Secret Management: Ensure secrets meet security requirements:

# Validate secrets from external sources
aws secretsmanager get-secret-value --secret-id prod-config --query SecretString |
  npx env-sentinel validate --stdin --schema .env-sentinel.secure

Conclusion

Environment variable errors are among the most preventable causes of production incidents, yet they continue to plague software teams because traditional approaches focus on late-stage detection. By implementing early validation strategies, teams can catch these issues during development when they're cheap and easy to fix.

The key principles for successful early detection are:

Automate Everything: Manual validation is inconsistent and error-prone. Automated tools provide reliable, repeatable validation that integrates seamlessly into development workflows.

Validate Early and Often: The earlier you catch configuration errors, the less they cost to fix. Integrate validation into local development, CI/CD pipelines, and deployment processes.

Make Validation Comprehensive: Go beyond simple "exists" checks. Validate types, formats, security requirements, and business rules to catch subtle but critical errors.

Document Through Schema: Well-structured schemas serve as both validation rules and team documentation, eliminating the gap between what's documented and what's actually validated.

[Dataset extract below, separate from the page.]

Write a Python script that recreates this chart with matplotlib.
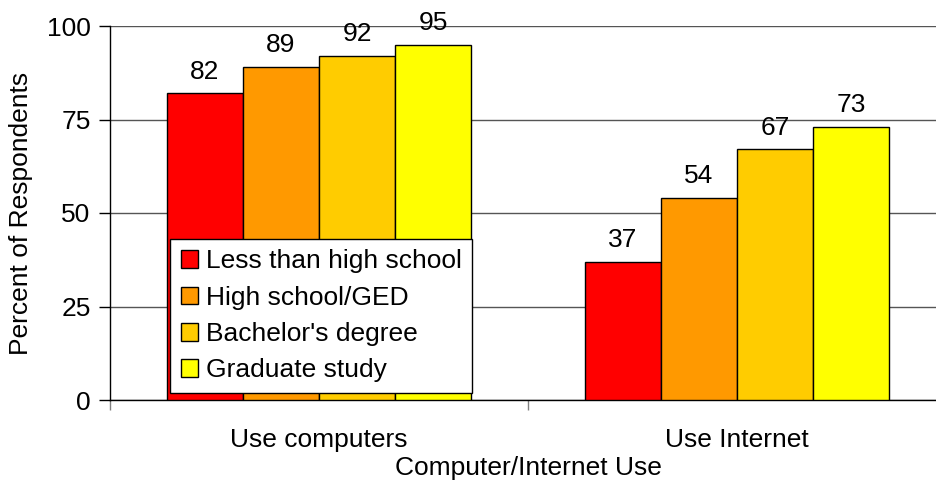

Measure and Improve: Track metrics around deployment failures, debugging time, and team velocity to demonstrate ROI and identify areas for improvement.

Tools like env-sentinel make this transformation practical by providing lightweight, flexible validation that doesn't disrupt existing workflows. The investment in setting up early detection pays immediate dividends in reduced incidents, faster development cycles, and higher deployment confidence.

Start small—pick one critical application, implement basic validation, and gradually expand your coverage. The goal isn't perfection from day one, but rather building a foundation for reliable, confident deployments. Your future self (and your on-call schedule) will thank you for catching those configuration errors before they reach production.